We should only engage with objects that lead to sure knowledge.
2 minutes • 409 words
We should only engage with objects which our minds can use to achieve sure knowledge.
All knowledge is certain and evident cognition.
Thus, through this proposition, we:
- reject all merely probable cognitions
- establish that only those fully known and about which there can be no doubt should be believed.
Educated people do not want to admit ignorance.
This is why they have gotten used to embellishing their fabricated arguments, gradually persuading themselves and peddling them as true.
Whenever 2 opinions on the same matter oppose each other, at least one of them is deceived.
Therefore, we cannot acquire perfect knowledge from probable opinions because we cannot hope for more from ourselves than what others have accomplished.
So only Arithmetic and Geometry remain which matches this rule [of using something that applies to all yet itself cannot be doubted].*
Superphysics Note
We ourselves rejoice that we were once educated in schools.
But we are now released, at a sufficiently mature age, from that oath that bound us to the Master.
Rule 2 is that we should not misuse leisure, as many do, neglecting whatever is easy and only occupying ourselves with difficult matters where we devise the most subtle conjectures which only increase the multitude of doubts without learning any science..
Arithmetic and Geometry alone exist free from any falsehood or uncertainty.

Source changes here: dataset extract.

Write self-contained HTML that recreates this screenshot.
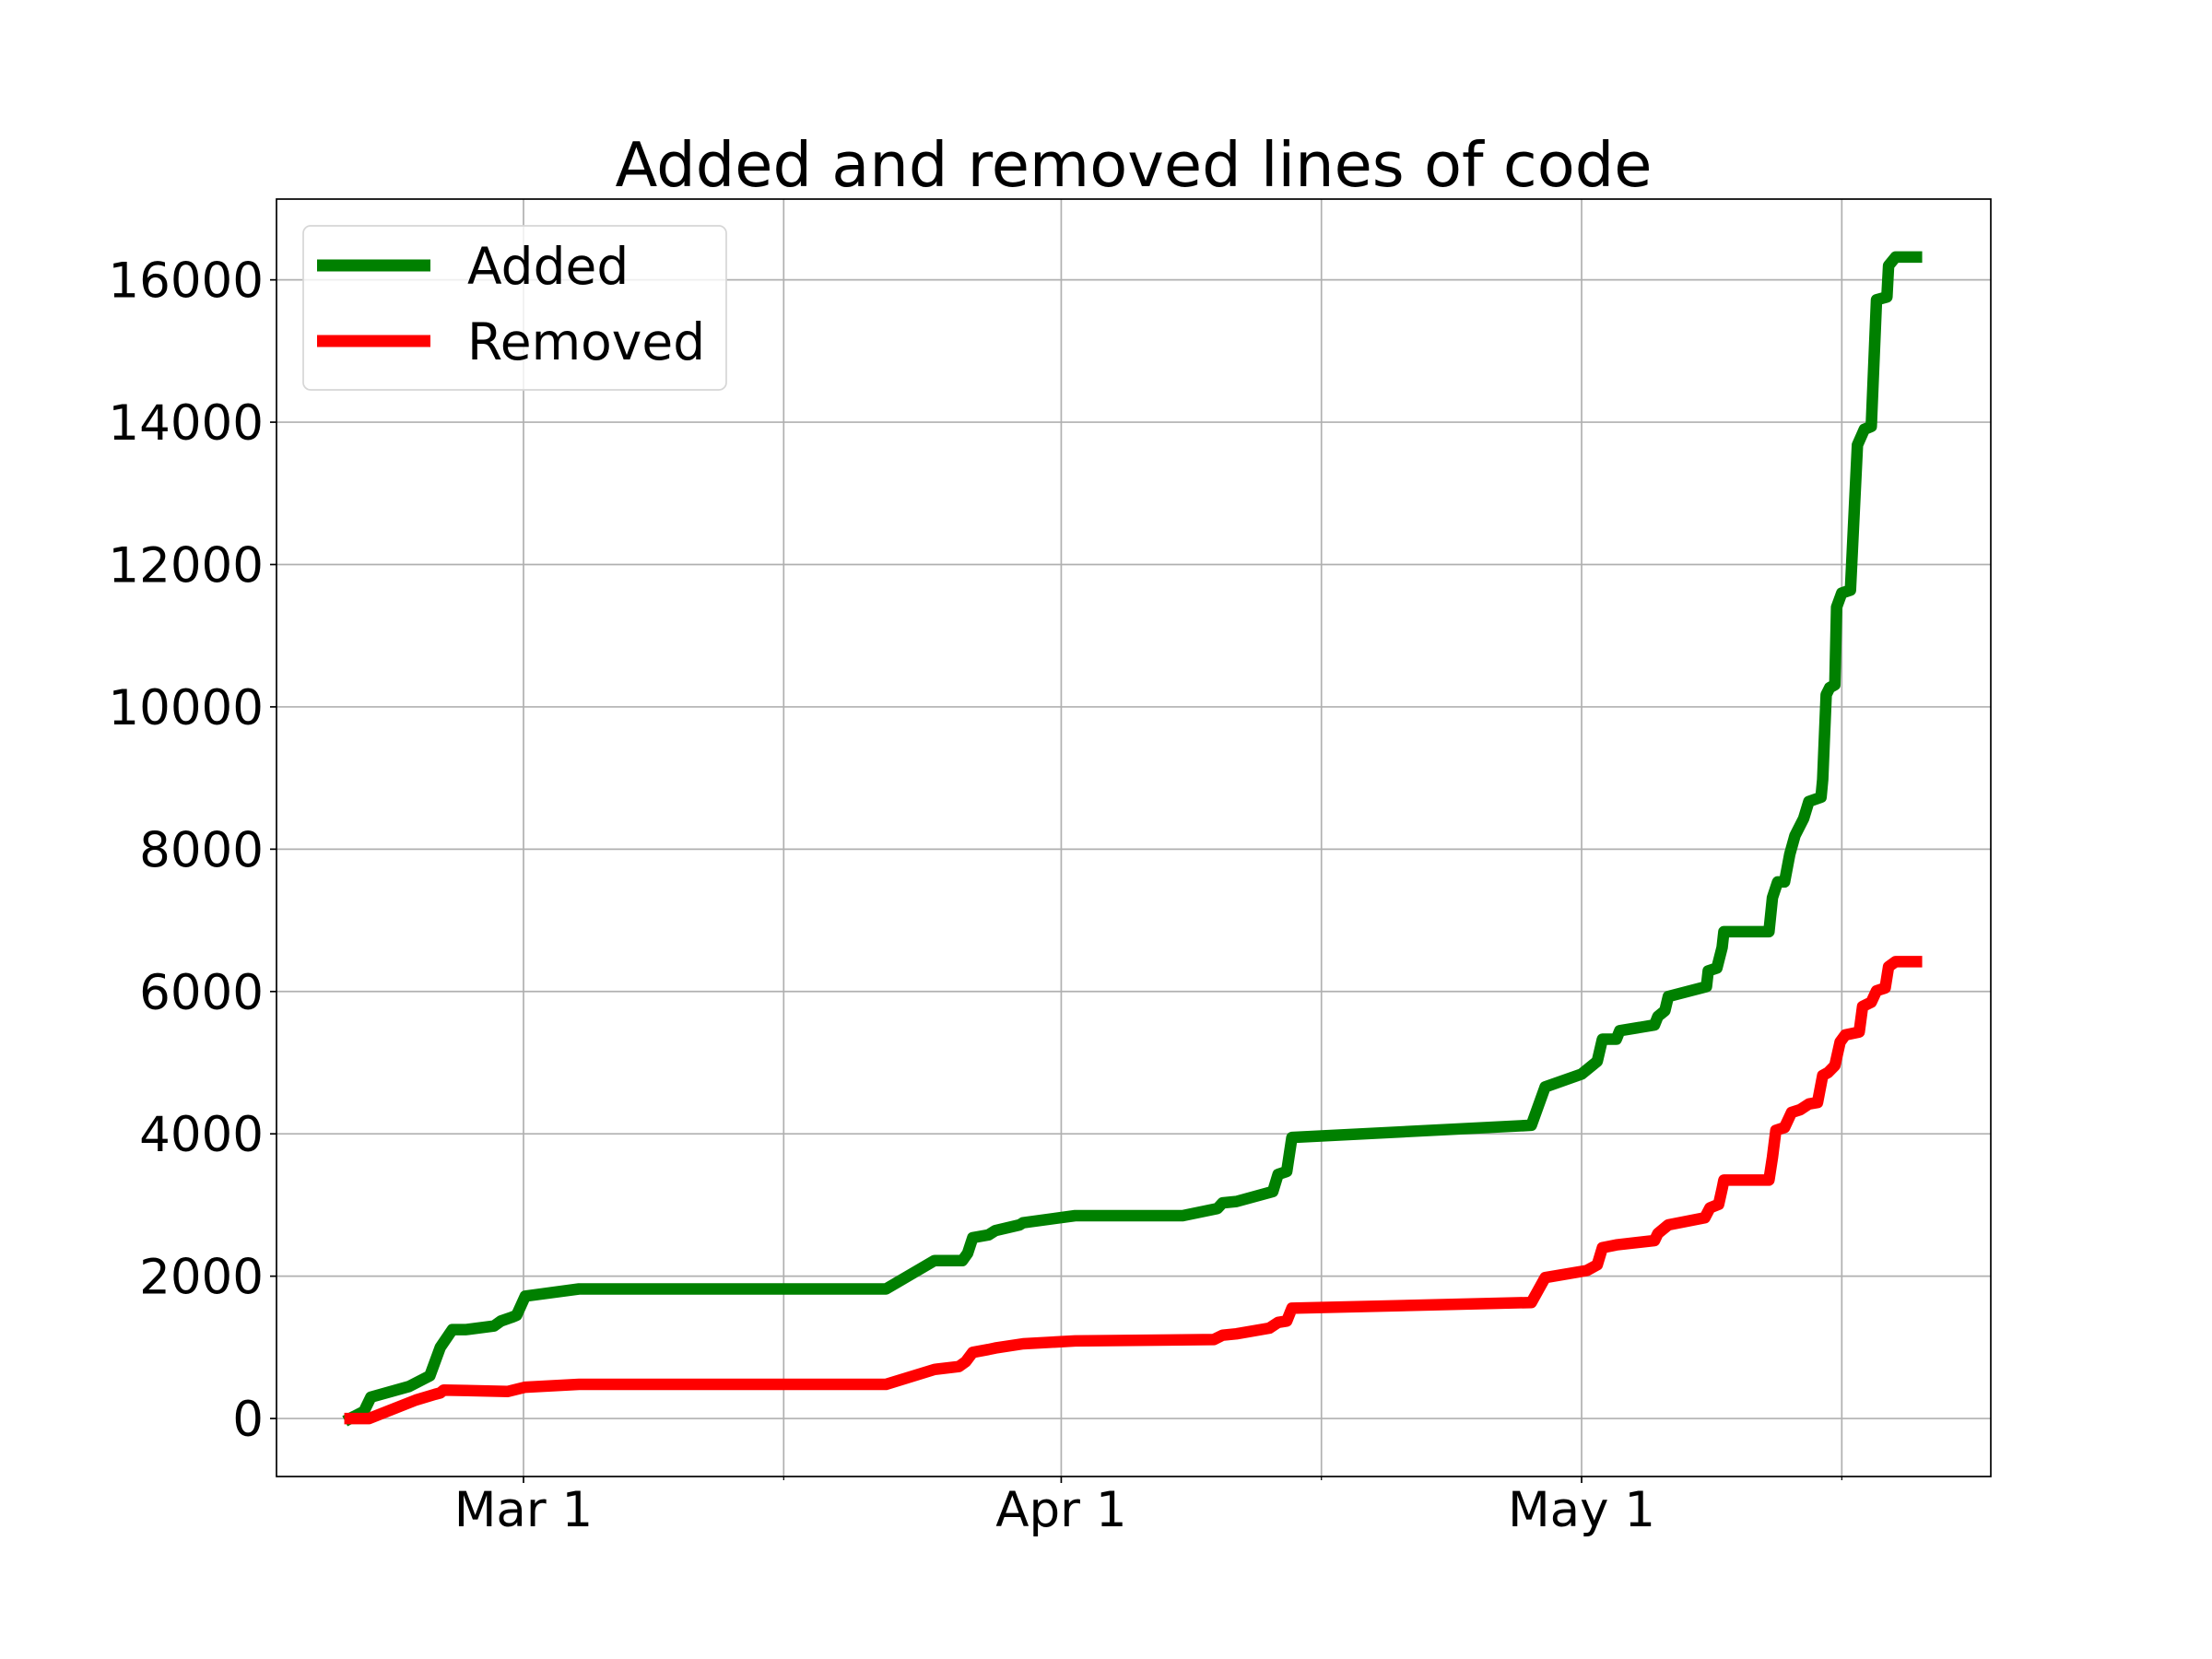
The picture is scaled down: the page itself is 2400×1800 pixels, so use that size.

We arrive at knowledge of things by two paths:
- Experience
- Deduction
The experiences of things are often deceptive, while deduction or pure inference can be omitted if it is not necessary.
But deduction is never done wrongly by an intellect, even a minimal rational one.
The Dialecticians use chains to control human reason. They are useless for this end, even if they are useful elsewhere.
Every human deception never arises from a bad inference. It can only arise from the fact that certain experiments are assumed little understood or judgments are rashly and without foundation established.
This is why Arithmetic and Geometry are much more certain than other disciplines.
These alone revolve around an object so pure and simple that they assume nothing that experience has made uncertain.
This does not mean that only Arithmetic and Geometry should be learned.
It means that in our search for the truth, we should have the same certainty as from Arithmetic and Geometric demonstrations.